Lack of Election Excitement
Months of speculation have now been put to rest with the announcement that Israel will hold a general election on 22 January 2013 for the 19th Knesset since the founding of the state in 1948. The Knesset returned to sit this week after the summer recess, and almost immediately dissolved itself to allow 3 months until the election is held.
Prime Minister Netanyahu announced the early election on national television last week. He acknowledged that the main driver behind his decision to bring forward the date of the election, is his belief that he will be unable to pass the state budget for 2013 with the existing coalition. Differently stated, I think that the prime minister has decided that the concessions that he would be forced to make in order to pass the state budget, do not warrant waiting until summer to hold the election. It is clear that one of the terms that coalition partners will be forced to agree to when the new government is constructed, is that they will support the vote on the state budget. The new government will aim to pass this as one of its very first acts when it comes into power after the election.
The Israeli public is particularly unenthusiastic about the prospects of being involved in a general election at this time. This is not an indication that the public does not value the democracy that is such an important part of every aspect of Israeli lifestyle. It is just that, at this juncture, most believe that an election will not bring about any change to the current set of circumstances that Israelis find themselves in. If things were going well, this would be OK. The issue is that things could be a lot better. The list of challenges that Israel finds herself up against now stretches from economic issues to the conflict with Iran. We should not forget the ongoing civil war on the border in Syria, and the downturn in relations with the USA. Rocket fire from Gaza towards Israeli civilians continues unabated, and the politicians have failed to find a solution to resolve the conundrum of how to draft religious young people to the army. Many of these problems are pressing, and require urgent attention by the political establishment.
The above list of problematic issues may make us seem ungrateful for what we have. This is not the case, and there are indeed many good things about living in Israel for which we are extremely grateful. The country continues to develop and grow, and is a miracle of modern times in terms of what has been achieved here in a short period of time. The good things are not ignored or forgotten by those living here. It is also true that we all desire more and better, even when things are good. These desires can sometimes be tangled up with the real problems threatening the existence of the state, and the well-being of its citizens. There can be no mistake, however, that there are some extremely urgent problems to be taken care of, upon which the future wellbeing of Israel and her citizens rests. Economic information shows that a high percentage of citizens are living on or below the bread line. This, in itself, is a very serious election issue and not a luxury or a “nice to have”. There are a number of other issues that are equally as important.
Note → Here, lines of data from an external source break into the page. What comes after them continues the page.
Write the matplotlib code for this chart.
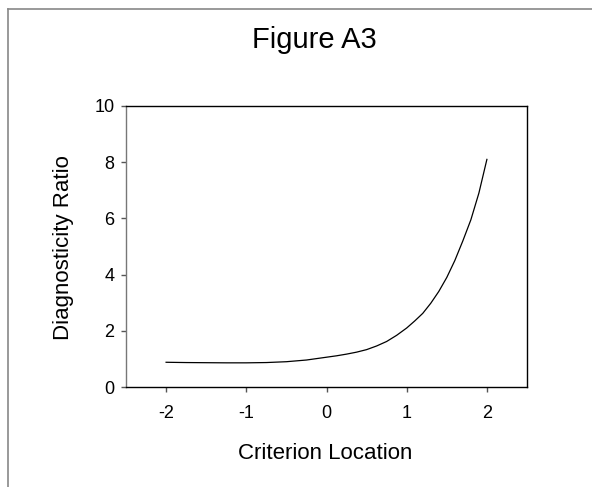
import matplotlib
matplotlib.use("Agg")
import matplotlib.pyplot as plt
from matplotlib.lines import Line2D

plt.rcParams['font.family'] = ['Liberation Sans', 'DejaVu Sans']

criterion = [-2.0, -1.75, -1.5, -1.25, -1.0, -0.75, -0.5, -0.25, 0.0, 0.125, 0.25, 0.375,
             0.5, 0.625, 0.75, 0.875, 1.0, 1.1, 1.2, 1.3, 1.4, 1.5, 1.6, 1.7, 1.8, 1.9, 2.0]
ratio = [0.88, 0.87, 0.865, 0.86, 0.86, 0.87, 0.9, 0.96, 1.06, 1.11, 1.17, 1.24,
         1.33, 1.46, 1.62, 1.84, 2.1, 2.35, 2.62, 2.98, 3.4, 3.9, 4.5, 5.2, 5.95, 6.9, 8.1]

xticks = [-2, -1, 0, 1, 2]
yticks = [0, 2, 4, 6, 8, 10]

W, H = 592, 487
fig = plt.figure(figsize=(W/100, H/100), dpi=100)
ax = fig.add_axes([126/W, 1-387/H, (527-126)/W, (387-106)/H])
ax.plot(criterion, ratio, color='black', lw=0.9)
ax.set_xlim(-2.5, 2.5)
ax.set_ylim(0, 10)
ax.set_xticks(xticks)
ax.set_yticks(yticks)
ax.set_xticklabels([str(t) for t in xticks])
ax.set_yticklabels([str(t) for t in yticks])
ax.tick_params(direction='out', length=3.75, width=1, labelsize=13, color='#555555')
ax.tick_params(axis='x', pad=9)
ax.tick_params(axis='y', pad=4.5)
for s in ax.spines.values():
    s.set_linewidth(1.0)
    s.set_color('black')
ax.spines['left'].set_color('#777777')

ax.set_xlabel('Criterion Location', fontsize=16)
ax.xaxis.label.set_va('baseline')
ax.xaxis.set_label_coords(325.5/W, 1-459/H, transform=fig.transFigure)
ax.set_ylabel('Diagnosticity Ratio', fontsize=16)
ax.yaxis.label.set_va('center')
ax.yaxis.set_label_coords(64/W, 1-247.5/H, transform=fig.transFigure)

fig.text(314.7/W, 1-48.3/H, 'Figure A3', fontsize=21, ha='center', va='baseline')

fig.add_artist(Line2D([7.5/W, 7.5/W], [0, 1-8.5/H], transform=fig.transFigure, color='#888888', lw=1.2))
fig.add_artist(Line2D([7.5/W, 1], [1-8.5/H, 1-8.5/H], transform=fig.transFigure, color='#888888', lw=1.2))

fig.savefig('out.png', dpi=100)
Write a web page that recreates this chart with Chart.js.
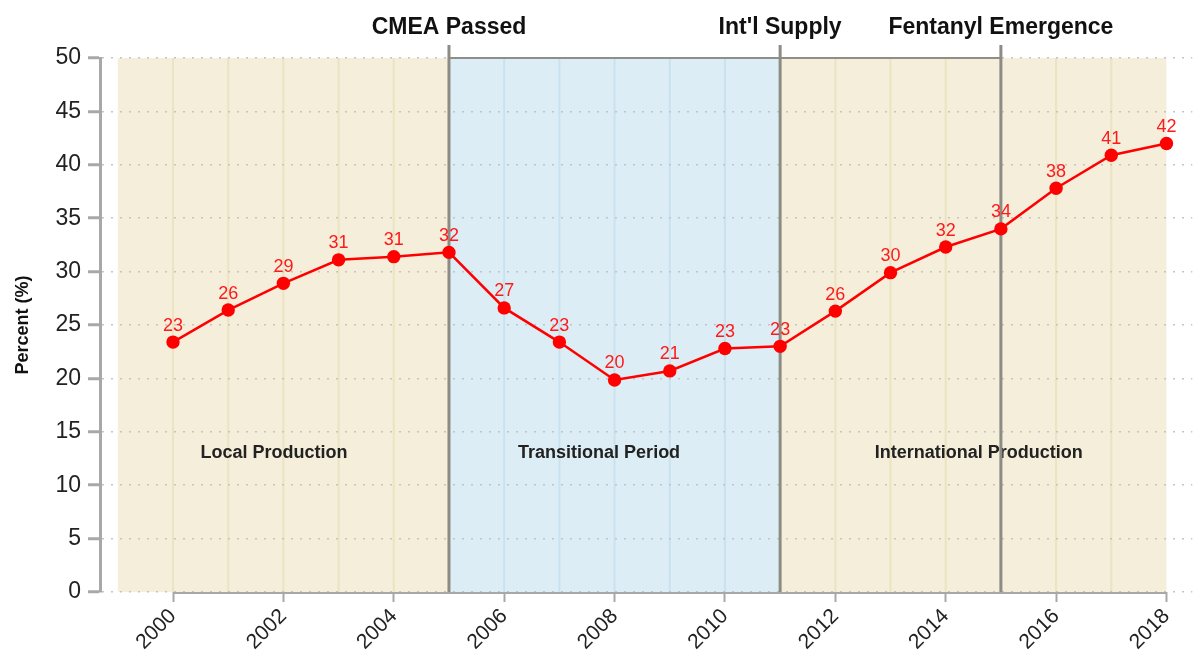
<!DOCTYPE html>
<html>
<head>
<meta charset="utf-8">
<script src="https://cdn.jsdelivr.net/npm/chart.js@4.4.0/dist/chart.umd.min.js"></script>
<style>
  html, body { margin: 0; padding: 0; background: #fff; }
  #wrap { width: 1199px; height: 653px; }
</style>
</head>
<body>
<div id="wrap"><canvas id="methChart" width="1199" height="653"></canvas></div>
<script>
const years = [2000, 2001, 2002, 2003, 2004, 2005, 2006, 2007, 2008, 2009,
               2010, 2011, 2012, 2013, 2014, 2015, 2016, 2017, 2018];
const percent = [23.4, 26.4, 28.9, 31.1, 31.4, 31.8, 26.6, 23.4, 19.85, 20.7,
                 22.8, 23.0, 26.3, 29.9, 32.3, 34.0, 37.8, 40.9, 42.0];
const xTickYears = [2000, 2002, 2004, 2006, 2008, 2010, 2012, 2014, 2016, 2018];
const yTickValues = [0, 5, 10, 15, 20, 25, 30, 35, 40, 45, 50];

const periodNames = ['Local Production', 'Transitional Period', 'International Production'];
const periodStart = [1999, 2005, 2011];
const periodEnd = [2005, 2011, 2018];
const periodLabelYear = [2001.83, 2007.72, 2014.6];
const periodLabelValue = [13, 13, 13];

const eventYears = [2005, 2011, 2015];
const eventNames = ['CMEA Passed', "Int'l Supply", 'Fentanyl Emergence'];

const FONT = '"Liberation Sans", Arial, Helvetica, sans-serif';
const periodFill = ['#f4eedb', '#ddedf5', '#f4eedb'];
const periodYearLine = ['#ebe3c2', '#c8e2ee', '#ebe3c2'];

const periodsPlugin = {
    id: 'periods',
    beforeDraw(chart) {
        const ctx = chart.ctx;
        const x = chart.scales.x, y = chart.scales.y;
        const top = y.getPixelForValue(50), bottom = y.getPixelForValue(0);
        ctx.save();
        periodNames.forEach((name, i) => {
            const x0 = x.getPixelForValue(periodStart[i]);
            const x1 = x.getPixelForValue(periodEnd[i]);
            ctx.fillStyle = periodFill[i];
            ctx.fillRect(x0, top, x1 - x0, bottom - top);
            ctx.strokeStyle = periodYearLine[i];
            ctx.lineWidth = 2;
            years.forEach(yr => {
                if (yr > periodStart[i] && yr < periodEnd[i]) {
                    const px = x.getPixelForValue(yr);
                    ctx.beginPath();
                    ctx.moveTo(px, top);
                    ctx.lineTo(px, bottom);
                    ctx.stroke();
                }
            });
        });
        ctx.restore();
    },
    beforeDatasetsDraw(chart) {
        const ctx = chart.ctx;
        const x = chart.scales.x, y = chart.scales.y;
        const top = y.getPixelForValue(50), bottom = y.getPixelForValue(0);
        ctx.save();
        ctx.textAlign = 'center';
        ctx.textBaseline = 'middle';

        ctx.fillStyle = '#222';
        ctx.font = 'bold 18px ' + FONT;
        periodNames.forEach((name, i) => {
            ctx.fillText(name, x.getPixelForValue(periodLabelYear[i]), y.getPixelForValue(periodLabelValue[i]));
        });

        // top edge over the transitional + international span
        ctx.strokeStyle = '#8f8f88';
        ctx.lineWidth = 2;
        ctx.beginPath();
        ctx.moveTo(x.getPixelForValue(eventYears[0]), top);
        ctx.lineTo(x.getPixelForValue(eventYears[eventYears.length - 1]), top);
        ctx.stroke();

        ctx.lineWidth = 3;
        ctx.strokeStyle = '#8c8c84';
        eventYears.forEach((yr, i) => {
            const px = x.getPixelForValue(yr);
            ctx.beginPath();
            ctx.moveTo(px, top - 13);
            ctx.lineTo(px, bottom);
            ctx.stroke();
            ctx.fillStyle = '#111';
            ctx.font = 'bold 23px ' + FONT;
            ctx.fillText(eventNames[i], px, 28);
        });

        // x axis line only across the data range
        ctx.strokeStyle = '#a8a8a8';
        ctx.lineWidth = 2;
        ctx.beginPath();
        ctx.moveTo(x.getPixelForValue(years[0]), bottom + 1);
        ctx.lineTo(x.getPixelForValue(years[years.length - 1]), bottom + 1);
        ctx.stroke();
        ctx.restore();
    },
    afterDatasetsDraw(chart) {
        const ctx = chart.ctx;
        const meta = chart.getDatasetMeta(0);
        ctx.save();
        ctx.fillStyle = '#ff1a1a';
        ctx.font = '18px ' + FONT;
        ctx.textAlign = 'center';
        ctx.textBaseline = 'middle';
        meta.data.forEach((pt, i) => {
            ctx.fillText(String(Math.round(percent[i])), pt.x, pt.y - 16.5);
        });
        ctx.restore();
    }
};

const ctx = document.getElementById('methChart').getContext('2d');
new Chart(ctx, {
    type: 'line',
    data: {
        datasets: [{
            label: 'Percent',
            data: years.map((yr, i) => ({ x: yr, y: percent[i] })),
            borderColor: '#ff0000',
            backgroundColor: '#ff0000',
            borderWidth: 2.5,
            pointRadius: 6.7,
            pointHoverRadius: 6.7,
            pointBorderWidth: 0,
            tension: 0,
            clip: false
        }]
    },
    options: {
        responsive: false,
        animation: false,
        layout: { padding: { top: 58, right: 4, left: 0, bottom: 0 } },
        plugins: {
            legend: { display: false },
            tooltip: { enabled: false }
        },
        scales: {
            x: {
                type: 'linear',
                min: 1998.677,
                max: 2018.468,
                afterBuildTicks: scale => {
                    scale.ticks = xTickYears.map(v => ({ value: v }));
                },
                afterFit: scale => { scale.height = 61; },
                border: { display: false },
                grid: {
                    drawOnChartArea: false,
                    drawTicks: true,
                    tickLength: 10,
                    tickColor: '#a8a8a8',
                    tickWidth: 2
                },
                ticks: {
                    minRotation: 45,
                    maxRotation: 45,
                    autoSkip: false,
                    padding: 2,
                    color: '#222',
                    font: { family: FONT, size: 21 },
                    callback: v => String(v)
                }
            },
            y: {
                min: 0,
                max: 50,
                afterBuildTicks: scale => {
                    scale.ticks = yTickValues.map(v => ({ value: v }));
                },
                afterFit: scale => { scale.width = 100; },
                border: { display: true, color: '#a8a8a8', width: 3, dash: [2, 7] },
                grid: {
                    color: '#c4c4c4',
                    lineWidth: 1.5,
                    tickBorderDash: [],
                    tickColor: '#a8a8a8',
                    tickWidth: 3,
                    tickLength: 12
                },
                ticks: {
                    padding: 7,
                    color: '#222',
                    font: { family: FONT, size: 23 }
                },
                title: {
                    display: true,
                    text: 'Percent (%)',
                    color: '#111',
                    padding: { top: 12, bottom: 0 },
                    font: { family: FONT, size: 18, weight: 'bold' }
                }
            }
        }
    },
    plugins: [periodsPlugin]
});
</script>
</body>
</html>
The problem with the current political environment leading into the next election, is that Prime Minister Netanyahu has no serious competition facing him. The only real question which currently needs answering is how much of a majority his coalition will have in the next government. There is no competitor to Bibi who looks remotely electable as prime minister. This fact leads to apathy within the electorate, as there is a feeling that there is not the same ability to influence the outcome of the election. As a result, many people prefer to stay at home rather than turn out to vote. This, in turn, could influence the outcome of the election if too many people who would vote for a certain party decide not to cast their votes. The other issue with the current situation is that governments are generally held more accountable when the opposition is stronger. The current circumstances provide a real danger that the opposition will be weak after the election, which potentially gives the government too much of a free hand.
The public is increasingly disillusioned with politics and politicians. There seems to be endless corruption and dishonesty inherent in Israeli politics, and this causes the electorate to distance itself from participating in the democratic process. All of this means, sadly, that there is probably more interest in November’s US presidential election than there is in our own general election.
The Israeli economy requires a state budget for 2013 to be passed as a matter of priority by the new government. Thereafter, there is much more work to be done to ensure that the Iran issue is properly dealt with. The list of important internal matters which awaits the new government is lengthy. Even though it seems unexciting and the result appears to be inevitable, the Israeli public are advised to carry out their democratic responsibility and participate in the vote. We understand that Bibi will continue in office as prime minister, but the make-up of the government is still undecided. The public has the opportunity to at least influence this.
If we wish to ensure that Israel continues in its role as one of the only democracies in the Middle East, it is critical for all citizens to participate in this democracy, even when it seems that the result is difficult to influence. It is important to strengthen this democracy by participating in it at every opportunity. This is no exception.